BEGIN GIVEN INFORMATION
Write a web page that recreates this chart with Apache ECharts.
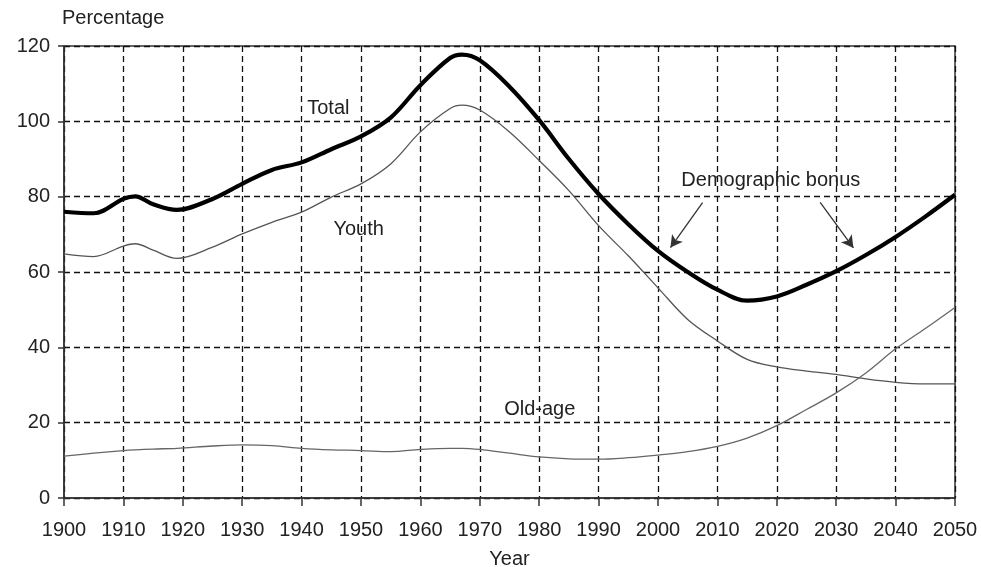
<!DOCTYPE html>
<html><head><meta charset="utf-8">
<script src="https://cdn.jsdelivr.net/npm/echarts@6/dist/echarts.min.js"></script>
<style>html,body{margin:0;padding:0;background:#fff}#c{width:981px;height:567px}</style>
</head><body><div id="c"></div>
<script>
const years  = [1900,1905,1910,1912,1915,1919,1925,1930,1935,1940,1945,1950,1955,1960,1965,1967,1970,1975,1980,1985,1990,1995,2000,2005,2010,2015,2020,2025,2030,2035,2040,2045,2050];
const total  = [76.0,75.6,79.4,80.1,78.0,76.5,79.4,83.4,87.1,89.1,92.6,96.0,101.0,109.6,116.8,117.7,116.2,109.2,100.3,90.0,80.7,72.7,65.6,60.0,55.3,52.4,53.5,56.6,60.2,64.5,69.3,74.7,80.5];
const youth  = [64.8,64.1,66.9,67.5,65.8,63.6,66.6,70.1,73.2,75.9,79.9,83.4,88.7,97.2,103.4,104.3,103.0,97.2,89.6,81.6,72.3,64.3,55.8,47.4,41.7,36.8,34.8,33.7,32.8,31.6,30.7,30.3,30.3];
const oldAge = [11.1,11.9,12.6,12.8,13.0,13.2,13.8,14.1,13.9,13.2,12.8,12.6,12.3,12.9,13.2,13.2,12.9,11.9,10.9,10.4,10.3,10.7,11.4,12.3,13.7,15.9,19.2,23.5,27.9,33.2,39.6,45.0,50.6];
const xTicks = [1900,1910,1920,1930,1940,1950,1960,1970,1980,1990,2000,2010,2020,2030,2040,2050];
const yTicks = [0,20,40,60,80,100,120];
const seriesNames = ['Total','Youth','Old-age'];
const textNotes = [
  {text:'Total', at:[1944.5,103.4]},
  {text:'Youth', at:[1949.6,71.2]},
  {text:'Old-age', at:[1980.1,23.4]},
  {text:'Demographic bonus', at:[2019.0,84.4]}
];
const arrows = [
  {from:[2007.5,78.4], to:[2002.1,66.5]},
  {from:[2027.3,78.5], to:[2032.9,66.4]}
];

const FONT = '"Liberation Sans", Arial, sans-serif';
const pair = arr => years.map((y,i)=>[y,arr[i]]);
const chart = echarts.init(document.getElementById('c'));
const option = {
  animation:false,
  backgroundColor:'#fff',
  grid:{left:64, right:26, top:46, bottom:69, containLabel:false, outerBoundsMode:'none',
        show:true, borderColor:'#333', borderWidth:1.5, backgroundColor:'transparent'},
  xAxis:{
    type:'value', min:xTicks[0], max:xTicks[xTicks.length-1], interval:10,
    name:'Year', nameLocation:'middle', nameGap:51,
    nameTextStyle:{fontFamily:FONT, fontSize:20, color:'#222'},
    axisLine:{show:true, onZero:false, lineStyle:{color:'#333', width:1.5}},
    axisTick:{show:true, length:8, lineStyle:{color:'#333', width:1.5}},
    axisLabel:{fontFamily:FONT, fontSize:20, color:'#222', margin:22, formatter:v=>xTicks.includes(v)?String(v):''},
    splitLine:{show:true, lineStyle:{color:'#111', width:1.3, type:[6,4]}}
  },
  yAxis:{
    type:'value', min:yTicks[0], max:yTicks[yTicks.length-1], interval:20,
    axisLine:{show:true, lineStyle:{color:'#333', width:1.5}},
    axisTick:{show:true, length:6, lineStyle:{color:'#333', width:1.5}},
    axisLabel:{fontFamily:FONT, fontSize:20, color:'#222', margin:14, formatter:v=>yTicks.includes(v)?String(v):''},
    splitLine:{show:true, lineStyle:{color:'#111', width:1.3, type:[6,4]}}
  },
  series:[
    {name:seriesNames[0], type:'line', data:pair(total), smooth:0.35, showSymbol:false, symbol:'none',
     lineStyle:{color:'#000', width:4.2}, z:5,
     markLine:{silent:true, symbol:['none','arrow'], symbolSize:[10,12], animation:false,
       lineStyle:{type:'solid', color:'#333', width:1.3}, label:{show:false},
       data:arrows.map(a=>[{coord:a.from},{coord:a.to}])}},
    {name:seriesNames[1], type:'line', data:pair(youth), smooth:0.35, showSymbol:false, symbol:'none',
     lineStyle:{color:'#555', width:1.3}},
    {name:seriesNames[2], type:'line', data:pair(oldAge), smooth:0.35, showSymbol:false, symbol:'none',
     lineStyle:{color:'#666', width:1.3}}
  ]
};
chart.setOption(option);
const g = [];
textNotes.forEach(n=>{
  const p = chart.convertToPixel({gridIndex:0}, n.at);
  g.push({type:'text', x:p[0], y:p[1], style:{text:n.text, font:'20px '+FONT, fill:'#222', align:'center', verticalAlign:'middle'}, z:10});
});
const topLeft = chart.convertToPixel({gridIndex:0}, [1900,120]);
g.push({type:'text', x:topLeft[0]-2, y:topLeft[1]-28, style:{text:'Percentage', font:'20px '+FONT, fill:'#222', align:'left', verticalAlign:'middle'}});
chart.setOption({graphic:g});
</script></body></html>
END GIVEN INFORMATION
• EXERCISE AIM
Leave the pictures out, and print every line of the listing exactly as written.

• ANSWER FOR THIS EXERCISE
Write a web page that recreates this chart with Apache ECharts.
<!DOCTYPE html>
<html><head><meta charset="utf-8">
<script src="https://cdn.jsdelivr.net/npm/echarts@6/dist/echarts.min.js"></script>
<style>html,body{margin:0;padding:0;background:#fff}#c{width:981px;height:567px}</style>
</head><body><div id="c"></div>
<script>
const years  = [1900,1905,1910,1912,1915,1919,1925,1930,1935,1940,1945,1950,1955,1960,1965,1967,1970,1975,1980,1985,1990,1995,2000,2005,2010,2015,2020,2025,2030,2035,2040,2045,2050];
const total  = [76.0,75.6,79.4,80.1,78.0,76.5,79.4,83.4,87.1,89.1,92.6,96.0,101.0,109.6,116.8,117.7,116.2,109.2,100.3,90.0,80.7,72.7,65.6,60.0,55.3,52.4,53.5,56.6,60.2,64.5,69.3,74.7,80.5];
const youth  = [64.8,64.1,66.9,67.5,65.8,63.6,66.6,70.1,73.2,75.9,79.9,83.4,88.7,97.2,103.4,104.3,103.0,97.2,89.6,81.6,72.3,64.3,55.8,47.4,41.7,36.8,34.8,33.7,32.8,31.6,30.7,30.3,30.3];
const oldAge = [11.1,11.9,12.6,12.8,13.0,13.2,13.8,14.1,13.9,13.2,12.8,12.6,12.3,12.9,13.2,13.2,12.9,11.9,10.9,10.4,10.3,10.7,11.4,12.3,13.7,15.9,19.2,23.5,27.9,33.2,39.6,45.0,50.6];
const xTicks = [1900,1910,1920,1930,1940,1950,1960,1970,1980,1990,2000,2010,2020,2030,2040,2050];
const yTicks = [0,20,40,60,80,100,120];
const seriesNames = ['Total','Youth','Old-age'];
const textNotes = [
  {text:'Total', at:[1944.5,103.4]},
  {text:'Youth', at:[1949.6,71.2]},
  {text:'Old-age', at:[1980.1,23.4]},
  {text:'Demographic bonus', at:[2019.0,84.4]}
];
const arrows = [
  {from:[2007.5,78.4], to:[2002.1,66.5]},
  {from:[2027.3,78.5], to:[2032.9,66.4]}
];

const FONT = '"Liberation Sans", Arial, sans-serif';
const pair = arr => years.map((y,i)=>[y,arr[i]]);
const chart = echarts.init(document.getElementById('c'));
const option = {
  animation:false,
  backgroundColor:'#fff',
  grid:{left:64, right:26, top:46, bottom:69, containLabel:false, outerBoundsMode:'none',
        show:true, borderColor:'#333', borderWidth:1.5, backgroundColor:'transparent'},
  xAxis:{
    type:'value', min:xTicks[0], max:xTicks[xTicks.length-1], interval:10,
    name:'Year', nameLocation:'middle', nameGap:51,
    nameTextStyle:{fontFamily:FONT, fontSize:20, color:'#222'},
    axisLine:{show:true, onZero:false, lineStyle:{color:'#333', width:1.5}},
    axisTick:{show:true, length:8, lineStyle:{color:'#333', width:1.5}},
    axisLabel:{fontFamily:FONT, fontSize:20, color:'#222', margin:22, formatter:v=>xTicks.includes(v)?String(v):''},
    splitLine:{show:true, lineStyle:{color:'#111', width:1.3, type:[6,4]}}
  },
  yAxis:{
    type:'value', min:yTicks[0], max:yTicks[yTicks.length-1], interval:20,
    axisLine:{show:true, lineStyle:{color:'#333', width:1.5}},
    axisTick:{show:true, length:6, lineStyle:{color:'#333', width:1.5}},
    axisLabel:{fontFamily:FONT, fontSize:20, color:'#222', margin:14, formatter:v=>yTicks.includes(v)?String(v):''},
    splitLine:{show:true, lineStyle:{color:'#111', width:1.3, type:[6,4]}}
  },
  series:[
    {name:seriesNames[0], type:'line', data:pair(total), smooth:0.35, showSymbol:false, symbol:'none',
     lineStyle:{color:'#000', width:4.2}, z:5,
     markLine:{silent:true, symbol:['none','arrow'], symbolSize:[10,12], animation:false,
       lineStyle:{type:'solid', color:'#333', width:1.3}, label:{show:false},
       data:arrows.map(a=>[{coord:a.from},{coord:a.to}])}},
    {name:seriesNames[1], type:'line', data:pair(youth), smooth:0.35, showSymbol:false, symbol:'none',
     lineStyle:{color:'#555', width:1.3}},
    {name:seriesNames[2], type:'line', data:pair(oldAge), smooth:0.35, showSymbol:false, symbol:'none',
     lineStyle:{color:'#666', width:1.3}}
  ]
};
chart.setOption(option);
const g = [];
textNotes.forEach(n=>{
  const p = chart.convertToPixel({gridIndex:0}, n.at);
  g.push({type:'text', x:p[0], y:p[1], style:{text:n.text, font:'20px '+FONT, fill:'#222', align:'center', verticalAlign:'middle'}, z:10});
});
const topLeft = chart.convertToPixel({gridIndex:0}, [1900,120]);
g.push({type:'text', x:topLeft[0]-2, y:topLeft[1]-28, style:{text:'Percentage', font:'20px '+FONT, fill:'#222', align:'left', verticalAlign:'middle'}});
chart.setOption({graphic:g});
</script></body></html>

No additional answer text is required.